Co-authored with William Haworth.
At the end of this year the highly successful SAP Business Planning and Consolidation (BPC) 7.5 will go out of maintenance. Chris Gully examines the options for your business and also takes a look at what to consider if you decide to migrate to SAP BPC 10.1
If your business has been running BPC 7.5 and the December date is looming, what are your options?
Broadly, they fit in to three categories:
- Do nothing – not as mad as it sounds. If your system is simple enough and not business critical, there is no rush to push the button. If this case, I imagine that either SAP isn’t on your roadmap for planning or you have other, far grander ideas.
- Scrap it and start again. There are a number of new and different technologies available, not all SAP, that can fulfill your planning and consolidation needs. Perhaps it’s time to take a step back and dive into something altogether different. SAP do offer a couple of new tools which we’ve previously reviewed; firstly BPC Embedded and S/4HANA Planning & Consolidation. These may offer the functionality that you need.

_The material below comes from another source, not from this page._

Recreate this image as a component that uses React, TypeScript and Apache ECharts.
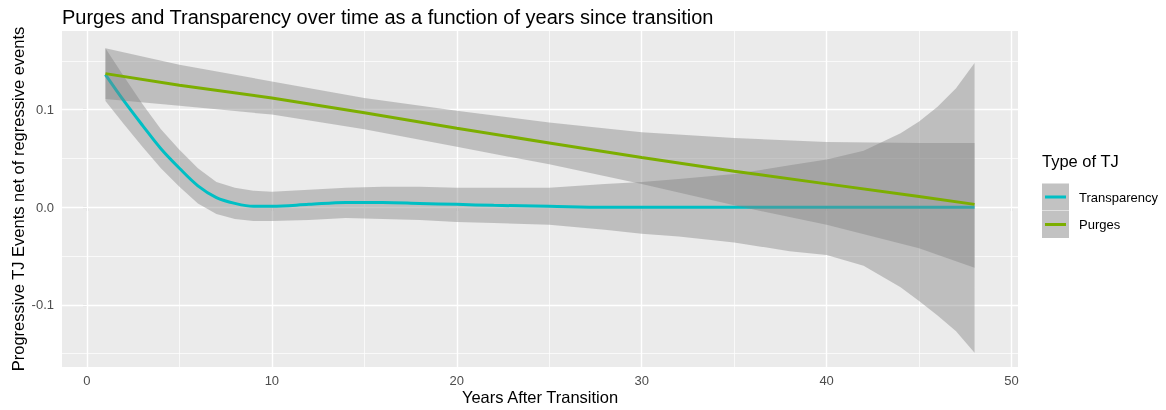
import React, { useEffect, useRef } from 'react';
import * as echarts from 'echarts';

// Transparency (loess fit with confidence band)
const transX = [1, 2, 3, 4, 5, 6, 7, 8, 9, 10, 12, 14, 16, 18, 20, 22, 25, 28, 30, 32, 35, 38, 40, 42, 44, 45, 46, 47, 48];
const transFit = [0.136, 0.109, 0.084, 0.060, 0.040, 0.022, 0.010, 0.004, 0.001, 0.001, 0.003, 0.005, 0.005, 0.004, 0.003, 0.002, 0.001, 0.000, 0.000, 0.000, 0.000, 0.000, 0.000, 0.000, 0.000, 0.000, 0.000, 0.000, 0.000];
const transUpper = [0.163, 0.134, 0.106, 0.080, 0.059, 0.040, 0.026, 0.020, 0.017, 0.016, 0.018, 0.020, 0.021, 0.021, 0.020, 0.020, 0.020, 0.024, 0.026, 0.029, 0.034, 0.043, 0.049, 0.058, 0.076, 0.088, 0.103, 0.122, 0.148];
const transLower = [0.109, 0.085, 0.062, 0.040, 0.021, 0.004, -0.007, -0.012, -0.014, -0.014, -0.013, -0.011, -0.012, -0.013, -0.015, -0.016, -0.018, -0.023, -0.027, -0.030, -0.036, -0.045, -0.049, -0.060, -0.082, -0.096, -0.111, -0.127, -0.149];

// Purges (linear fit with confidence band)
const purgesX = [1, 5, 10, 15, 20, 25, 30, 35, 40, 45, 48];
const purgesFit = [0.137, 0.125, 0.112, 0.097, 0.081, 0.066, 0.051, 0.037, 0.024, 0.011, 0.003];
const purgesUpper = [0.163, 0.146, 0.129, 0.112, 0.099, 0.087, 0.077, 0.071, 0.067, 0.066, 0.066];
const purgesLower = [0.111, 0.104, 0.095, 0.080, 0.062, 0.044, 0.024, 0.002, -0.018, -0.042, -0.062];

// Axes
const xMajor = [0, 10, 20, 30, 40, 50];
const xMinor = [5, 15, 25, 35, 45];
const xTickLabels = ['0', '10', '20', '30', '40', '50'];
const yMajor = [-0.1, 0, 0.1];
const yMinor = [-0.15, -0.05, 0.05, 0.15];
const yTickLabels = ['-0.1', '0.0', '0.1'];

const legendTitle = 'Type of TJ';
const seriesNames = ['Transparency', 'Purges'];
const seriesColors = ['#00BFC4', '#7CAE00'];

const FONT = '"Liberation Sans", Arial, Helvetica, sans-serif';
const RIBBON = 'rgba(128,128,128,0.42)';
const PANEL = '#EBEBEB';

function ribbon(name: string, xs: number[], lo: number[], hi: number[], z: number) {
  return {
    type: 'custom',
    name: name + ' band',
    z,
    silent: true,
    clip: true,
    data: xs.map((x, i) => [x, lo[i], hi[i]]),
    encode: { x: 0, y: [1, 2] },
    renderItem: (params: any, api: any) => {
      if (params.dataIndex !== 0) return null;
      const top = xs.map((x, i) => api.coord([x, hi[i]]));
      const bot = xs.map((x, i) => api.coord([x, lo[i]])).reverse();
      return { type: 'polygon', shape: { points: top.concat(bot) }, style: { fill: RIBBON } };
    },
  };
}

export default function App() {
  const ref = useRef<HTMLDivElement>(null);
  useEffect(() => {
    if (!ref.current) return;
    const chart = echarts.init(ref.current, null, { renderer: 'svg' });
    const majorStyle = { color: '#FFFFFF', width: 1.4, type: 'solid' };
    const minorStyle = { color: '#FFFFFF', width: 0.7, type: 'solid' };
    const gridLines = [
      ...xMinor.map((v) => ({ xAxis: v, lineStyle: minorStyle })),
      ...yMinor.map((v) => ({ yAxis: v, lineStyle: minorStyle })),
      ...xMajor.map((v) => ({ xAxis: v, lineStyle: majorStyle })),
      ...yMajor.map((v) => ({ yAxis: v, lineStyle: majorStyle })),
    ];
    chart.setOption({
      animation: false,
      textStyle: { fontFamily: FONT },
      title: {
        text: 'Purges and Transparency over time as a function of years since transition',
        left: 57,
        top: 2,
        textStyle: { fontFamily: FONT, fontSize: 20, fontWeight: 'normal', color: '#000' },
      },
      grid: {
        left: 62,
        top: 31,
        width: 956,
        height: 336,
        show: true,
        backgroundColor: PANEL,
        borderWidth: 0,
        containLabel: false,
        outerBoundsMode: 'none',
      },
      xAxis: {
        type: 'value',
        min: -1.35,
        max: 50.35,
        name: 'Years After Transition',
        nameLocation: 'middle',
        nameGap: 21,
        nameMoveOverlap: false,
        nameTextStyle: { fontFamily: FONT, fontSize: 16.5, color: '#000' },
        axisLine: { show: false },
        axisTick: { show: true, length: 4, customValues: xMajor, lineStyle: { color: '#333333', width: 1.1 } },
        axisLabel: {
          customValues: xMajor,
          margin: 7,
          fontSize: 13,
          color: '#4D4D4D',
          fontFamily: FONT,
          formatter: (v: number) => xTickLabels[xMajor.indexOf(v)] ?? '',
        },
        splitLine: { show: false },
      },
      yAxis: {
        type: 'value',
        min: -0.1637,
        max: 0.1807,
        name: 'Progressive TJ Events net of regressive events',
        nameLocation: 'middle',
        nameRotate: 90,
        nameGap: 36,
        nameMoveOverlap: false,
        nameTextStyle: { fontFamily: FONT, fontSize: 16.5, color: '#000' },
        axisLine: { show: false },
        axisTick: { show: true, length: 4, customValues: yMajor, lineStyle: { color: '#333333', width: 1.1 } },
        axisLabel: {
          customValues: yMajor,
          margin: 8,
          fontSize: 13,
          color: '#4D4D4D',
          fontFamily: FONT,
          formatter: (v: number) => {
            const i = yMajor.findIndex((m) => Math.abs(m - v) < 1e-9);
            return i >= 0 ? yTickLabels[i] : '';
          },
        },
        splitLine: { show: false },
      },
      series: [
        {
          type: 'line',
          name: 'grid',
          z: 1,
          silent: true,
          data: [[0, 0]],
          showSymbol: false,
          lineStyle: { opacity: 0 },
          markLine: {
            z: 1,
            silent: true,
            symbol: ['none', 'none'],
            label: { show: false },
            animation: false,
            data: gridLines,
          },
        },
        ribbon(seriesNames[0], transX, transLower, transUpper, 2),
        {
          type: 'line',
          name: seriesNames[0],
          z: 3,
          data: transX.map((x, i) => [x, transFit[i]]),
          showSymbol: false,
          smooth: 0.35,
          lineStyle: { color: seriesColors[0], width: 3 },
          itemStyle: { color: seriesColors[0] },
        },
        ribbon(seriesNames[1], purgesX, purgesLower, purgesUpper, 4),
        {
          type: 'line',
          name: seriesNames[1],
          z: 5,
          data: purgesX.map((x, i) => [x, purgesFit[i]]),
          showSymbol: false,
          lineStyle: { color: seriesColors[1], width: 3 },
          itemStyle: { color: seriesColors[1] },
        },
      ],
      graphic: [
        {
          type: 'text',
          left: 1042,
          top: 152,
          style: { text: legendTitle, font: `16.5px ${FONT}`, fill: '#000' },
        },
        ...seriesNames.flatMap((name, i) => [
          { type: 'rect', shape: { x: 1042, y: 183.5 + i * 27.5, width: 27, height: 27 }, style: { fill: '#F2F2F2' } },
          { type: 'rect', shape: { x: 1042, y: 183.5 + i * 27.5, width: 27, height: 27 }, style: { fill: RIBBON } },
          {
            type: 'line',
            shape: { x1: 1045, y1: 197 + i * 27.5, x2: 1066, y2: 197 + i * 27.5 },
            style: { stroke: seriesColors[i], lineWidth: 3 },
          },
          {
            type: 'text',
            x: 1079,
            y: 197 + i * 27.5,
            style: { text: name, font: `13px ${FONT}`, fill: '#000', verticalAlign: 'middle', align: 'left' },
          },
        ]),
      ],
    });
    return () => chart.dispose();
  }, []);
  return <div ref={ref} style={{ position: 'fixed', left: 0, top: 0, width: 1166, height: 410 }} />;
}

- Migrate to BPC 10.0/10.1 Standard – not too dismissive, not too extravagant. Migrating to BPC 10.0 or 10.1 would resolve the immediate issue of support (10.0 runs out on 1.10.2020 and 10.1 in 2022) and can also offer some of the significant advantages these newer versions bring with them.
Key considerations when migrating
There is no doubt migrating is a cheaper, easier option than starting again. However, the undertaking should not be taken without considerations to ensure it’s a success. I base this on my own experience and others I’ve talked to.
Mow the lawn
If you’ve had your BPC 7.5 solution for a number of years, it’s likely grown, and grown again. New reports, new logics, new process flows and by now it’s become quite a monster compared to the original implementation. Bearing in mind you’ll need to go through a thorough testing period, which will ensure the solution provides everything required, then this is an opportunity to remove unnecessary functionality (reports, input schedules, logic, master data etc.) while ensuring it won’t reduce the actual capability of the solution.

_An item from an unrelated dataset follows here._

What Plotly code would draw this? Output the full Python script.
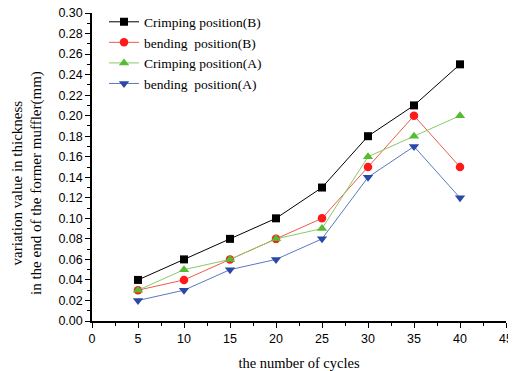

Additionally, this could be an opportunity to delete or archive redundant transactional data, delivering significant performance gains.
Scope it properly
Make some rules, for example ‘what makes a report migratable?’, ’What determines whether a report requires to be completely rebuilt?’. Apply a time scale to each, and you should end up with an accurate time estimation. Migration work also lends itself to the use of offshore resources, so take advantage!
Wrap in some quick wins
A migration requires a full lifecycle; review/design, realisation, testing etc. including all the required project management personnel. This makes it an ideal time to wrap in those small- to medium-sized change requests that have been lurking over you.

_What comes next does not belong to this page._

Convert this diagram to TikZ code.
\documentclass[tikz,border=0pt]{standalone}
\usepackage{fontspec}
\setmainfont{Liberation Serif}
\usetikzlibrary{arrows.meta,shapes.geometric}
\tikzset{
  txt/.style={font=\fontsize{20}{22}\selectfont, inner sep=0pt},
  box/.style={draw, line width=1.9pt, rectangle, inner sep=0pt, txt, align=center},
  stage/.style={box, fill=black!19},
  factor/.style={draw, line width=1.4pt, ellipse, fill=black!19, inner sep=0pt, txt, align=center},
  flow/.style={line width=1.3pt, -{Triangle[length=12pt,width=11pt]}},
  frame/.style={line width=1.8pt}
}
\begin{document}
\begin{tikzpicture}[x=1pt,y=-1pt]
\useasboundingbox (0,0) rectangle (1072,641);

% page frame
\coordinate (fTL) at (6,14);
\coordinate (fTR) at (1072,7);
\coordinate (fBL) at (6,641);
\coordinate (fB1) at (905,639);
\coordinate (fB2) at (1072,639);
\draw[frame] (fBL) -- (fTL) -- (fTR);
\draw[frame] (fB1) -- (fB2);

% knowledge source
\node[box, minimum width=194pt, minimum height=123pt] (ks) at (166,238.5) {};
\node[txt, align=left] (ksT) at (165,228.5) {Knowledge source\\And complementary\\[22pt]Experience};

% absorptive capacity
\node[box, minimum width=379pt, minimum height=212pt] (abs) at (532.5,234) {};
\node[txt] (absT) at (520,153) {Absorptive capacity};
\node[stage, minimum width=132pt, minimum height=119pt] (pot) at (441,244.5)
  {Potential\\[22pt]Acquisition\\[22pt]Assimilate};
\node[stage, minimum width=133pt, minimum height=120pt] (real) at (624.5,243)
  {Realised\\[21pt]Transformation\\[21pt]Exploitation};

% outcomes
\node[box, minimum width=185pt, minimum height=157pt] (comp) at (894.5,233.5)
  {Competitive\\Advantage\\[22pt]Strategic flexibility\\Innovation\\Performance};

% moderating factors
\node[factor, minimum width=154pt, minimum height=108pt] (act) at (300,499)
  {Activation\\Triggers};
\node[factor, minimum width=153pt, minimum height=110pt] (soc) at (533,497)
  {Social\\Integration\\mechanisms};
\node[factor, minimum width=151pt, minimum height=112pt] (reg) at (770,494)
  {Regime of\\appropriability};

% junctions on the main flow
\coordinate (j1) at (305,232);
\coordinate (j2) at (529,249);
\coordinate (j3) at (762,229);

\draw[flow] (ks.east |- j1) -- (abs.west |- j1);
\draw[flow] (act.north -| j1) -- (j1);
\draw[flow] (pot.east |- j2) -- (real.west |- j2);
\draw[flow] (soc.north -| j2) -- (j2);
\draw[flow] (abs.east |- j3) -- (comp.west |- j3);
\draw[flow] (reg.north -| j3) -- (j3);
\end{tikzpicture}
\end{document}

Additionally, your SAP partner should be able to recommend some quick wins that they’ve seen elsewhere and can be easily implemented. Perhaps it’s even worth a quick browse (google “sap bpc quick wins”) for inspiration.
Migrate with SAP HANA
Yes, HANA is expensive. However, if it’s on your roadmap, or you already use it for other applications, then this is a good time to get on board to really maximise your use and performance of BPC. BPC 10+ in particular is boosted significantly by HANA (click here to discover what was achieved at British American Tobacco) and you’ll find great benefits to your BPC solution while piggy-backing on the already laid out project expenses.
Of course, it’s important to not assume a migration from BPC 7.5 to 10 is going to be completely smooth. Treat it with respect and go through all the motions required with a serious project. However, there is a difference between a successful migration and really
successful migration. Consider these few points and you’ll more likely achieve the latter.